Markets

Daily Market Wire 25 March 2025

Lachstock Consulting March 25, 2025

 

Weather: Do not look at a weather map for Russia because, according to Russian Institute for Agricultural Market Studies, IKAR, 2025 production is actually going up. It raised the forecast to 82.5 Million tonnes (Mt) from 81Mt. The US Plains looks like it gets a dribble, as does Russia, but temperatures are all above normal so the extra moisture is  not a crop-maker.

Markets: US futures felt the brunt of selling as the focus of every wire was on the demand side of the balance sheet. Additional bearish inputs like Donald Trump threatening to tax any bulk vessel made in China was not helping values.

Australian Day Ahead: Today is a tale of two halves. Rainfall projections for the north continue to grow, but there is very little rain forecast for Vic, SA and WA. Though it is early days, risk premium does need to be built unless we see a change in the weather pattern.

Offshore

Donald Trump is at it again. This time he levelled a double-barrelled attack on agricultural markets. The first was threatening an additional 25 percent tax on any nation purchasing oil and gas from Venezuela. The second, which drew steep criticism from US shipping companies, was threatening to impose steep port charges potentially over US$3m per call on vessels built in China. While the administration argues the latter move would counter China’s dominance in global shipbuilding and boost domestic production, industry leaders warn it would instead harm American-owned carriers that rely heavily on Chinese-made ships, shift cargo to foreign operators, and ultimately weaken the very demand needed to support US shipyards. With China now producing over half of the world’s ships and US yards turning out fewer than 10 annually, critics argue the policy risks causing more damage than growth.

Demand is driving value at the moment with little-to-no panic from the global buyers. This has allowed the spec short to push, not only flat price, but also structure with futures markets now reflecting wide carries. While this has been rewarded with the market coming back, it does create some challenging positioning if there is a supply side change. 

China still holds the key for global ag values and it is dragging its heels. The pace of wheat imports by China is about 5.5Mt behind previous year-to-date. 

USD strength has been a feature for the last few days and is another bearish input into the wheat markets. Safe haven buying with the level of global volatility makes sense, just hard to have confidence in anything at the moment.
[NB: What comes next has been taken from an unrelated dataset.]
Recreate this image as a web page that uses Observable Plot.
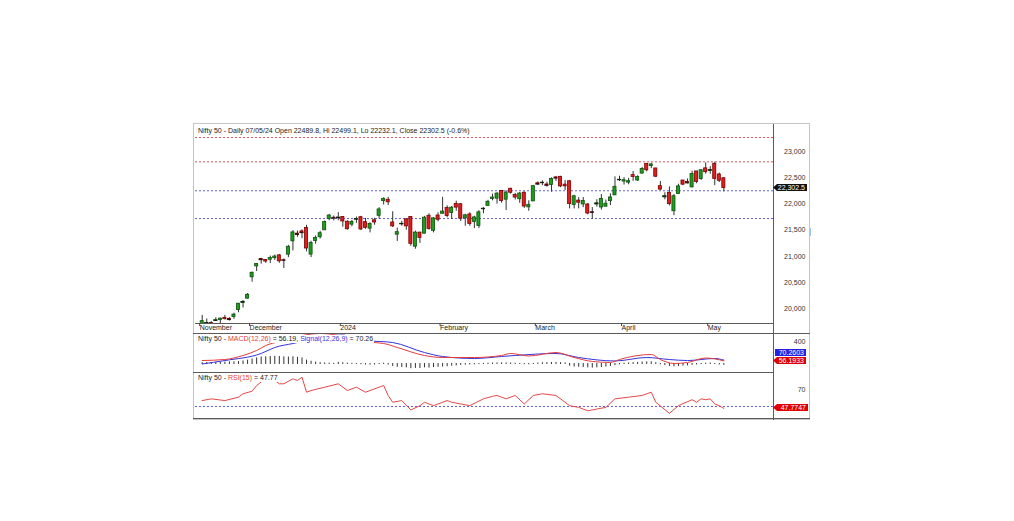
<!DOCTYPE html>
<html><head><meta charset="utf-8">
<script src="https://cdn.jsdelivr.net/npm/d3@7"></script>
<script src="https://cdn.jsdelivr.net/npm/@observablehq/plot@0.6"></script>
<style>
body{margin:0;background:#fff;}
#wrap{position:relative;width:1014px;height:521px;overflow:hidden;font-family:"Liberation Sans",Arial,sans-serif;color:#222;}
.ln{position:absolute;background:#5a5a5a;}
.ttl{position:absolute;font-size:7px;line-height:8px;white-space:nowrap;color:#222;background:#fff;padding-right:1px;}
.tag{position:absolute;font-size:7px;line-height:7px;height:7px;color:#fff;text-align:right;padding-right:2px;box-sizing:border-box;white-space:nowrap;}
.arrow{clip-path:polygon(0 50%,4px 0,100% 0,100% 100%,4px 100%);}
svg{position:absolute;left:0;}
</style></head>
<body><div id="wrap"></div>
<script>
const dates = ["2023-11-16","2023-11-17","2023-11-20","2023-11-21","2023-11-22","2023-11-23","2023-11-24","2023-11-28","2023-11-29","2023-11-30",
"2023-12-01","2023-12-04","2023-12-05","2023-12-06","2023-12-07","2023-12-08","2023-12-11","2023-12-12","2023-12-13","2023-12-14","2023-12-15","2023-12-18","2023-12-19","2023-12-20","2023-12-21","2023-12-22","2023-12-26","2023-12-27","2023-12-28","2023-12-29",
"2024-01-01","2024-01-02","2024-01-03","2024-01-04","2024-01-05","2024-01-08","2024-01-09","2024-01-10","2024-01-11","2024-01-12","2024-01-15","2024-01-16","2024-01-17","2024-01-18","2024-01-19","2024-01-20","2024-01-23","2024-01-24","2024-01-25","2024-01-29","2024-01-30","2024-01-31",
"2024-02-01","2024-02-02","2024-02-05","2024-02-06","2024-02-07","2024-02-08","2024-02-09","2024-02-12","2024-02-13","2024-02-14","2024-02-15","2024-02-16","2024-02-19","2024-02-20","2024-02-21","2024-02-22","2024-02-23","2024-02-26","2024-02-27","2024-02-28","2024-02-29",
"2024-03-01","2024-03-02","2024-03-04","2024-03-05","2024-03-06","2024-03-07","2024-03-11","2024-03-12","2024-03-13","2024-03-14","2024-03-15","2024-03-18","2024-03-19","2024-03-20","2024-03-21","2024-03-22","2024-03-26","2024-03-27","2024-03-28",
"2024-04-01","2024-04-02","2024-04-03","2024-04-04","2024-04-05","2024-04-08","2024-04-09","2024-04-10","2024-04-12","2024-04-15","2024-04-16","2024-04-18","2024-04-19","2024-04-22","2024-04-23","2024-04-24","2024-04-25","2024-04-26","2024-04-29","2024-04-30",
"2024-05-02","2024-05-03","2024-05-06","2024-05-07"];
const open = [19674,19708,19731,19770,19784,19828,19809,19844,19976,20109,
20194,20601,20808,20950,20932,20935,20966,21019,20927,21033,21286,21434,21477,21543,21034,21295,21365,21497,21715,21737,
21727,21752,21661,21605,21705,21747,21653,21529,21688,21774,22054,22080,21647,21414,21615,21706,21750,21185,21454,21433,21775,21487,
21780,21812,21921,21826,22001,21995,21727,21800,21656,21578,21907,21963,22096,22101,22249,22081,22290,22170,22090,22214,21935,
22048,22394,22403,22371,22360,22506,22517,22368,22432,21982,22064,21990,21990,21843,21989,21932,21947,22053,22164,
22455,22427,22406,22550,22447,22579,22765,22721,22677,22339,22125,22212,21861,22190,22447,22421,22316,22620,22475,22679,
22629,22766,22562,22489.8];
const high = [19875,19806,19756,19829,19825,19875,19832,19916,20104,20158,
20291,20702,20864,20962,20941,21006,21026,21037,20950,21210,21492,21482,21505,21593,21289,21390,21477,21675,21801,21770,
21834,21755,21677,21685,21749,21763,21724,21641,21726,21929,22116,22124,21851,21539,21670,21720,21750,21482,21459,21763,21813,21742,
21832,22126,21964,21951,22053,21996,21804,21831,21766,21870,21930,22069,22187,22215,22249,22252,22297,22202,22218,22229,22060,
22353,22420,22440,22416,22498,22525,22527,22446,22447,22165,22120,22123,22006,21930,22080,22180,22074,22193,22516,
22529,22501,22487,22619,22537,22697,22768,22776,22677,22428,22213,22326,22180,22376,22447,22476,22625,22620,22655,22783,
22711,22794,22588,22499.1];
const low = [19627,19667,19670,19758,19703,19786,19768,19800,19925,20015,
20183,20507,20711,20852,20868,20862,20923,20868,20769,20976,21105,21365,21337,21087,20976,21232,21330,21495,21678,21677,
21680,21555,21500,21564,21629,21492,21517,21448,21593,21715,21980,21969,21550,21285,21575,21500,21192,21137,21248,21429,21501,21448,
21658,21806,21737,21705,21860,21665,21575,21574,21530,21530,21812,21963,22059,21997,22015,21875,22186,22075,22011,21915,21860,
22048,22354,22349,22320,22224,22430,22310,22256,21906,21906,21906,21930,21793,21710,21941,21883,21947,21969,22163,
22428,22360,22366,22431,22428,22569,22612,22673,22503,22259,22079,21962,21777,22180,22349,22384,22305,22385,22448,22568,
22568,22348,22409,22232.1];
const close = [19765,19732,19694,19783,19812,19802,19795,19890,20097,20133,
20268,20687,20855,20937,20901,20970,20997,20906,20926,21183,21457,21419,21453,21150,21255,21349,21442,21655,21779,21731,
21742,21666,21518,21658,21711,21513,21545,21619,21647,21895,22097,22032,21572,21462,21622,21572,21239,21454,21353,21738,21522,21725,
21698,21854,21772,21929,21930,21718,21783,21616,21743,21840,21910,22041,22122,22197,22055,22218,22213,22122,22198,21951,21983,
22339,22378,22406,22356,22474,22493,22333,22335,21998,22146,22023,22056,21817,21839,22012,22096,22005,22124,22327,
22462,22453,22434,22515,22514,22666,22642,22754,22519,22273,22148,21996,22147,22336,22368,22402,22570,22420,22643,22605,
22648,22476,22442,22302.5];

const priceTicks = [20000,20500,21000,21500,22000,22500,23000];
const redLevels = [23267,22803];
const blueLevels = [22251,21722];
const monthIdx = [-1,10,30,52,73,92,111];
const monthLabels = ["November","December","2024","February","March","April","May"];

const macdIdx = [0,5,9,12,14,17,19,22,26,30,31,35,40,43,49,53,60,66,68,72,78,82,86,90,92,99,101,104,107,111,115];
const macdVal = [62,80,152,241,330,402,455,509,545,509,479,402,366,295,152,116,116,152,188,143,205,116,45,27,80,170,80,9,27,107,56.19];
const signalIdx = [0,5,13,16,20,22,26,31,36,42,49,53,60,66,69,78,83,91,98,103,107,113,115];
const signalVal = [0,62,188,295,366,402,473,518,420,384,205,134,98,134,152,188,116,54,116,80,62,98,70.26];
const histVal = [15,18,16,20,22,25,28,30,35,45,
60,80,100,115,120,125,128,125,118,115,120,110,100,
60,40,25,15,10,6,3,
20,12,5,2,0,-5,-8,-10,-8,-2,5,
-10,-35,-50,-55,-60,-75,-70,-72,-60,-65,-55,-50,-45,-40,
-30,-25,-15,-10,-8,-5,-2,
2,5,8,10,12,10,8,5,0,-3,-5,2,8,12,15,18,18,15,10,
-30,-45,-50,-55,-60,-65,-60,-55,-45,-35,
-20,-5,5,10,15,20,25,28,30,
15,-5,-20,-35,-40,-38,-30,-25,
-15,-8,-2,5,8,0,-8,-14];
const macdTicks = [400];

const rsiIdx = [0,2,5,8,9,11,12,14,16,17,18,20,21,22,23,24,27,30,32,34,36,40,41,42,44,46,48,49,51,54,55,59,62,64,65,66,67,69,71,73,75,78,81,83,85,87,89,91,94,97,99,100,103,105,108,109,110,111,112,113,114,115];
const rsiVal = [57,59,57,61,65,68,74.7,83,80.6,76.7,76.7,82.6,80.6,84.5,66.8,68.8,72.7,76.7,68.8,72.7,66.8,74.7,62.9,55,57,46,51,55,51,57,55,51,59,62,63,61,59,63,53,63,65,63,51,49,45,47,49,59,61,63,66.8,55,42,51,58,55,59,58,59,53,51,47.77];
const rsiLevel = [50];
const rsiTicks = [70];

// ---------- build ----------
const wrap = document.getElementById("wrap");
function line(x, y, w, h, color) {
  const d = document.createElement("div");
  d.className = "ln";
  d.style.cssText = `left:${x}px;top:${y}px;width:${w}px;height:${h}px;` + (color ? `background:${color};` : "");
  wrap.appendChild(d);
}
// outer frame
line(193, 123, 617, 1, "#c4c4c4");
line(193, 123, 1, 297, "#c4c4c4");
line(809, 123, 1, 297, "#c4c4c4");
line(193, 419, 617, 1, "#c4c4c4");
// panel separators
line(195, 323, 578, 1);
line(193, 333, 617, 1);
line(193, 372, 580, 1);
line(193, 418, 617, 1);
line(773, 124, 1, 296);
line(810, 228, 1, 8, "#9cc8f0");

const candles = dates.map((d, i) => ({i, date: d, o: open[i], h: high[i], l: low[i], c: close[i]}));
const doji = candles.filter(d => Math.abs(d.o - d.c) < 25);
const X = {type: "linear", domain: [-1.48, 125.95]};
const font = '"Liberation Sans", Arial, sans-serif';
const base = {width: 1014, marginLeft: 195, marginRight: 241, marginTop: 0,
  style: {background: "transparent", fontFamily: font, fontSize: "7px", overflow: "visible", maxWidth: "none"},
  color: {type: "identity"}};

const main = Plot.plot({
  ...base, height: 210, marginBottom: 11,
  x: {...X, axis: null},
  y: {domain: [19720, 23515], axis: null},
  marks: [
    Plot.ruleY(redLevels, {stroke: "#e05454", strokeDasharray: "2,2", strokeWidth: 1}),
    Plot.ruleY(blueLevels, {stroke: "#6262d6", strokeDasharray: "2,2", strokeWidth: 1}),
    Plot.ruleX(candles, {x: "i", y1: "l", y2: "h", stroke: "#333", strokeWidth: 1, clip: true}),
    Plot.rect(candles, {x1: d => d.i - 0.34, x2: d => d.i + 0.34, y1: "o", y2: "c",
      fill: d => d.c >= d.o ? "#1f9b1f" : "#dd1f1f",
      stroke: d => d.c >= d.o ? "#0c520c" : "#7a0000", strokeWidth: 0.8, clip: true}),
    Plot.ruleY(doji, {y: "c", x1: d => d.i - 0.45, x2: d => d.i + 0.45, stroke: "#111", strokeWidth: 1, clip: true}),
    Plot.axisX({ticks: monthIdx, tickFormat: d => monthLabels[monthIdx.indexOf(d)], tickSize: 3, tickPadding: -1,
      textAnchor: "start", dx: 2, fontSize: 7, fill: "#222", stroke: "#444", label: null}),
    Plot.axisY({anchor: "right", ticks: priceTicks, tickFormat: d3.format(","), tickSize: 0, tickPadding: 0,
      textAnchor: "end", dx: 32, fontSize: 7, fill: "#333", label: null})
  ]
});
main.style.top = "124px";
wrap.appendChild(main);

const macd = macdIdx.map((i, k) => ({i, v: macdVal[k]}));
const signal = signalIdx.map((i, k) => ({i, v: signalVal[k]}));
const hist = histVal.map((v, i) => ({i, v}));
const macdPlot = Plot.plot({
  ...base, height: 38, marginBottom: 0,
  x: {...X, axis: null},
  y: {domain: [-152, 527], axis: null},
  marks: [
    Plot.ruleX(hist, {x: "i", y1: 0, y2: "v", stroke: "#333", strokeWidth: 1, strokeLinecap: "square", clip: true}),
    Plot.line(signal, {x: "i", y: "v", stroke: "#3434dc", strokeWidth: 1, curve: "monotone-x", clip: true}),
    Plot.line(macd, {x: "i", y: "v", stroke: "#e63c3c", strokeWidth: 1, curve: "monotone-x", clip: true}),
    Plot.axisY({anchor: "right", ticks: macdTicks, tickSize: 0, tickPadding: 0, textAnchor: "end", dx: 32, fontSize: 7, fill: "#333", label: null})
  ]
});
macdPlot.style.top = "334px";
wrap.appendChild(macdPlot);

const rsi = rsiIdx.map((i, k) => ({i, v: rsiVal[k]}));
const rsiPlot = Plot.plot({
  ...base, height: 46, marginBottom: 0,
  x: {...X, axis: null},
  y: {domain: [35.9, 90], axis: null},
  marks: [
    Plot.ruleY(rsiLevel, {stroke: "#6262d6", strokeDasharray: "2,2", strokeWidth: 1}),
    Plot.line(rsi, {x: "i", y: "v", stroke: "#e64848", strokeWidth: 1, clip: true}),
    Plot.axisY({anchor: "right", ticks: rsiTicks, tickSize: 0, tickPadding: 0, textAnchor: "end", dx: 32, fontSize: 7, fill: "#333", label: null})
  ]
});
rsiPlot.style.top = "372px";
wrap.appendChild(rsiPlot);

// titles
function title(x, y, html) {
  const d = document.createElement("div");
  d.className = "ttl";
  d.style.left = x + "px"; d.style.top = y + "px";
  d.innerHTML = html;
  wrap.appendChild(d);
}
const last = candles[candles.length - 1];
title(198, 127, `Nifty 50 - Daily 07/05/24 Open ${last.o}, Hi ${last.h}, Lo ${last.l}, Close ${last.c} (-0.6%)`);
title(198, 335, `Nifty 50 - <span style="color:#e63c3c">MACD(12,26)</span> = ${macdVal[macdVal.length-1].toFixed(2)}, <span style="color:#3434dc">Signal(12,26,9)</span> = ${signalVal[signalVal.length-1].toFixed(2)}`);
title(198, 374, `Nifty 50 - <span style="color:#e63c3c">RSI(15)</span> = ${rsiVal[rsiVal.length-1].toFixed(2)}`);

// value tags positioned by scales
function tag(x, y, w, text, bg, arrow) {
  const d = document.createElement("div");
  d.className = "tag" + (arrow ? " arrow" : "");
  d.style.cssText += `left:${x}px;top:${Math.round(y - 3.5)}px;width:${w}px;background:${bg};`;
  d.textContent = text;
  wrap.appendChild(d);
}
tag(773, 124 + main.scale("y").apply(last.c), 34, d3.format(",.1f")(last.c), "#111", true);
const mY = 334 + macdPlot.scale("y").apply(macdVal[macdVal.length-1]);
tag(775, mY - 8, 31, "70.2603", "#2222e6", false);
tag(773, mY, 33, "56.1933", "#e00000", true);
tag(773, 372 + rsiPlot.scale("y").apply(rsiVal[rsiVal.length-1]), 35, "47.7747", "#e00000", true);
</script>
</body></html>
Wheat import demand by China. Cumulative monthly tonnes. Blue line represents current year. Dotted red line previous year. Source: GTT via Lachstock. Click expand.

 

Australia

WA canola bids were softer by about A$10. Current crop conventional was bid $765 and new crop $820. Wheat was steady, bid $377, and barley unchanged at $360.  

Prices were firmer for canola in the east yesterday with conventional $765 and GM $685. Wheat was unchanged $345 and barley $322.  

Despite global noise around canola, demand domestically is solid with SA/Vic/NSW exports to be all but done by Mar/Apr and very little carry out through these states. The container market remains strong with $710-$720 GM bids delivered Melbourne.  

New crop canola bids delivered domestic crush through the east are $780-$800 currently.